One of the driving forces behind a successful protest campaign is art, and a Seattle-based nonprofit called Amplifier has been leveraging it with one goal in mind: to help save democracy. Recognizing the Herculean nature of the task, the organization has temporarily staked out a pop-up studio in Silver Lake, with support from Shepard Fairey and the Annenberg Foundation. The space functions not only as a studio but also as an ad-hoc meetings venue and gallery showcasing the politically charged art posters that Amplifier has been commissioning in its recent history.
Amplifier's executive director is Aaron Huey, a documentary photographer for National Geographic and a colleague of Fairey's. A Stanford University fellow, Huey created his institution after receiving a media experiment grant with the idea that Amplifier would function as a vehicle for social change, cultivating collaborations with various artists and movements in order to “amplify” their messages.
Originally from New Zealand, artist, curator and Amplifier's program director, Cleo Barnett, has a lot of experience working in art, politics and public space. With a master's degree in art and public policy from NYU, she found herself immersed in New Zealand's graffiti and street-art culture before curating an exhibition in Seattle, where Huey is based. It caught his attention, so he asked her to join the Amplifier team.
“We try to get as much artwork into the hands of people as possible, and give people tools to engage in their democracy,” Barnett says.

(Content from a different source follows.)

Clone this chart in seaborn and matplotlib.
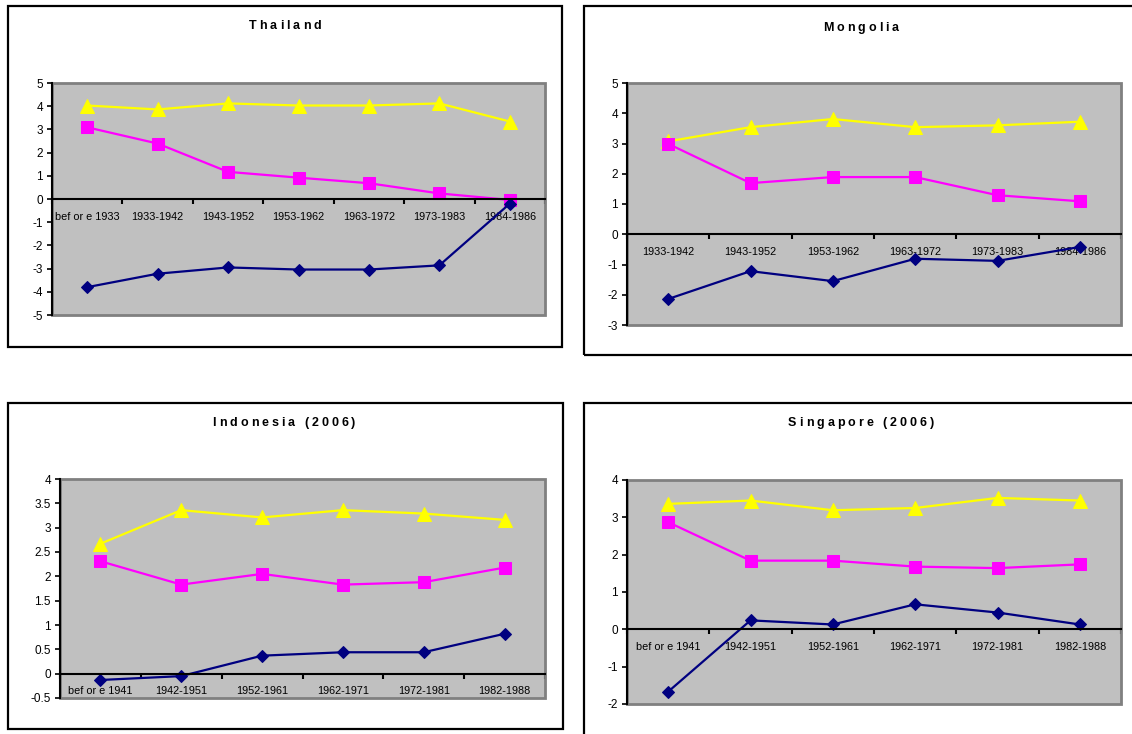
import numpy as np
import pandas as pd
import matplotlib.pyplot as plt
import seaborn as sns
from matplotlib.patches import Rectangle
from matplotlib.ticker import FuncFormatter

# data (yellow / magenta / navy series)
thai_cats = ["bef or e 1933", "1933-1942", "1943-1952", "1953-1962", "1963-1972", "1973-1983", "1984-1986"]
thai_yellow = [4.03, 3.86, 4.12, 4.03, 4.03, 4.12, 3.34]
thai_magenta = [3.09, 2.39, 1.17, 0.92, 0.68, 0.24, -0.04]
thai_navy = [-3.80, -3.22, -2.95, -3.04, -3.04, -2.86, -0.20]

mong_cats = ["1933-1942", "1943-1952", "1953-1962", "1963-1972", "1973-1983", "1984-1986"]
mong_yellow = [3.07, 3.54, 3.81, 3.54, 3.60, 3.72]
mong_magenta = [2.99, 1.69, 1.89, 1.89, 1.29, 1.09]
mong_navy = [-2.14, -1.22, -1.55, -0.81, -0.88, -0.42]

indo_cats = ["bef or e 1941", "1942-1951", "1952-1961", "1962-1971", "1972-1981", "1982-1988"]
indo_yellow = [2.67, 3.36, 3.21, 3.36, 3.29, 3.16]
indo_magenta = [2.31, 1.83, 2.05, 1.83, 1.88, 2.18]
indo_navy = [-0.13, -0.05, 0.37, 0.44, 0.44, 0.82]

sing_cats = ["bef or e 1941", "1942-1951", "1952-1961", "1962-1971", "1972-1981", "1982-1988"]
sing_yellow = [3.36, 3.45, 3.19, 3.25, 3.52, 3.45]
sing_magenta = [2.87, 1.84, 1.84, 1.68, 1.64, 1.74]
sing_navy = [-1.67, 0.24, 0.13, 0.67, 0.45, 0.13]

sns.set_style("white")
plt.rcParams['font.family'] = ['Liberation Sans', 'DejaVu Sans']
plt.rcParams['text.color'] = 'black'
plt.rcParams['xtick.color'] = 'black'
plt.rcParams['ytick.color'] = 'black'

W, H = 1132, 734
fig = plt.figure(figsize=(W / 100, H / 100), dpi=100)
renderer = fig.canvas.get_renderer()


def fbox(l, t, r, b):
    return [l / W, 1 - b / H, (r - l) / W, (b - t) / H]


def text_width(s, **kw):
    t = fig.text(0, 0, s, **kw)
    w = t.get_window_extent(renderer).width if s else 0
    t.remove()
    return w


def spaced_title(cx, cy, title, track=3.0):
    # Excel-style letter spaced bold title, one glyph at a time
    kw = dict(fontsize=9, fontweight="bold")
    total = text_width(title, **kw) + track * (len(title) - 1)
    x0 = cx - total / 2
    for i, ch in enumerate(title):
        x = x0 + text_width(title[:i], **kw) + track * i
        fig.text(x / W, 1 - cy / H, ch, ha="left", va="center", **kw)


def panel(title, cats, yellow, magenta, navy, ylim, ystep, plot_px, frame_px, title_xy):
    # outer chart frame
    fl, ft, fr, fb = frame_px
    fig.add_artist(Rectangle((fl / W, 1 - fb / H), (fr - fl) / W, (fb - ft) / H,
                             transform=fig.transFigure, fill=False, ec="black", lw=1.6))
    spaced_title(title_xy[0], title_xy[1], title)

    ax = fig.add_axes(fbox(*plot_px))
    ax.set_facecolor("#C0C0C0")
    ax.add_patch(Rectangle((0, 0), 1, 1, transform=ax.transAxes, fill=False,
                           ec="#808080", lw=2, zorder=1, clip_on=False))

    n = len(cats)
    pos = np.arange(n)
    df = pd.DataFrame({"pos": np.tile(pos, 3),
                       "value": yellow + magenta + navy,
                       "series": ["y"] * n + ["m"] * n + ["n"] * n})
    styles = {"y": ("#FFFF00", "^", 9.5), "m": ("#FF00FF", "s", 8), "n": ("#000080", "D", 6.5)}
    for key, (col, mk, ms) in styles.items():
        sub = df[df["series"] == key]
        sns.lineplot(data=sub, x="pos", y="value", color=col, marker=mk, markersize=ms,
                     markeredgecolor=col, lw=1.6, ax=ax, legend=False)

    ax.set_xlim(-0.5, n - 0.5)
    ax.set_ylim(*ylim)
    ax.set_xlabel("")
    ax.set_ylabel("")

    for s in ["top", "right"]:
        ax.spines[s].set_visible(False)
    ax.spines["left"].set_color("black")
    ax.spines["left"].set_linewidth(1.5)
    ax.spines["bottom"].set_position(("data", 0))
    ax.spines["bottom"].set_color("black")
    ax.spines["bottom"].set_linewidth(1.5)

    ax.set_xticks(np.arange(n + 1) - 0.5)
    ax.set_xticklabels([])
    ax.set_xticks(pos, minor=True)
    ax.set_xticklabels(cats, minor=True, fontsize=7.8)
    ax.tick_params(axis="x", which="major", bottom=True, direction="out", length=3.5,
                   width=1.5, color="black")
    ax.tick_params(axis="x", which="minor", bottom=True, length=0, pad=9)

    ax.set_yticks(np.arange(ylim[0], ylim[1] + ystep / 2, ystep))
    ax.yaxis.set_major_formatter(FuncFormatter(lambda v, p: "%g" % v))
    ax.tick_params(axis="y", left=True, direction="out", length=3.5, width=1.2, color="black",
                   labelsize=8.5, pad=3)
    ax.set_axisbelow(True)
    return ax


panel("Thailand", thai_cats, thai_yellow, thai_magenta, thai_navy, (-5, 5), 1,
      (52, 83, 545, 315), (8, 6, 562, 347), (285, 26))
panel("Mongolia", mong_cats, mong_yellow, mong_magenta, mong_navy, (-3, 5), 1,
      (627, 83, 1121, 325), (584, 6, 1140, 355), (861, 28))
panel("Indonesia (2006)", indo_cats, indo_yellow, indo_magenta, indo_navy, (-0.5, 4), 0.5,
      (60, 479, 545, 698), (8, 403, 563, 729), (284, 423))
panel("Singapore (2006)", sing_cats, sing_yellow, sing_magenta, sing_navy, (-2, 4), 1,
      (627, 480, 1121, 704), (584, 403, 1140, 740), (861, 423))

fig.savefig("out.png", dpi=100)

But Amplifier's mission wasn't always what it is now. Last year, explore.org, a direct charitable giving activity of the Annenberg Foundation, awarded the group a $300,000 grant, which was literally deposited the day after Trump's election. The arts coalition had intended to use the money for a prison-reform campaign but quickly recognized the window of opportunity to lobby for a more imminent cause: “We the People” was an idea that kept coming up before the inauguration.
“If you look at the #wethepeople hashtag on Instagram, it's guns and girls and beer and flags,” Barnett observes. “We wanted to take something that was actually really inclusive and actually is the foundation of our democracy.”
So Amplifier put the entire sum of the grant into its fledgling crusade, fully aware that it might spell the end of the organization. But the organizers were driven by a larger purpose and unified by an even bigger cause. “It was definitely a nonpartisan campaign,” Barnett says. “It was about our American values and capturing the media attention away from the spectacle and pointing it toward the direction that we want to move to, as American people.”
Amplifier launched a Kickstarter, hoping to raise enough money to recoup what was invested in the new campaign. Six days later, it was the most successful arts Kickstarter in history, raising more than $1 million from the public. “[The funders were] obviously very happy with the success, because we were supposed to do a whole year of programing with this money, and we spent it all in, like, two months — and it worked! It was a daredevil move that actually worked,” Barnett says.
Amplifier held an open call for posters for the Women's March and received 5,000 submissions in eight days. Initially there were supposed to be just three designs, but it ultimately became four. Huey and Barnett also curated 150 artworks from the submissions they want to tour nationally, 45 of which are on display in Silver Lake, along with other campaigns for a number of various causes, from climate change and science to immigration, indigenous land rights and anti-Islamophobia. “They're just such beautiful artworks, and it was such a shame to only be able to showcase four,” Barnett says. “They're all from female-identifying artists who are making artwork in response to the manifesto of the Women's March.”
In order to help spread the word about the brand-new “We the People” campaign, Amplifier took out ads in the Washington Post and hauled more than 50,000 pieces of art to Washington, D.C., dropping off the posters at different businesses that wanted to support the distribution. Because protest posters weren't allowed at the inauguration, the bulk of the artwork was distributed for the nationwide Women's March instead.
Meanwhile, after the successful Kickstarter campaign, Amplifier realized it needed to send out thousands of tubes of artwork to supporters. With Shepard Fairey's studio down the road and the Annenberg Foundation being based in L.A., Amplifier decided to do it all in Los Angeles. “This is our first time having a space and it's our first time supporting all of our campaigns on a deeper level, bringing people together to talk deeper about things we're working on, which is really exciting for me, as one of the curators and producers,” Barnett explains.
“Our goal for 'We the People' was to capture the whole world's attention and point them toward a compass of our American values, and we did that. So that's very energizing. So our new goal is to save democracy, and we obviously don't think we're heroes and that we can do it alone. It's always with a community of people.”
The Amplifier pop-up space is up through Aug. 4 at 3333 Sunset Blvd. in Silver Lake.
CORRECTION: This post has been updated to more accurately reflect Shepard Fairey's role in the project.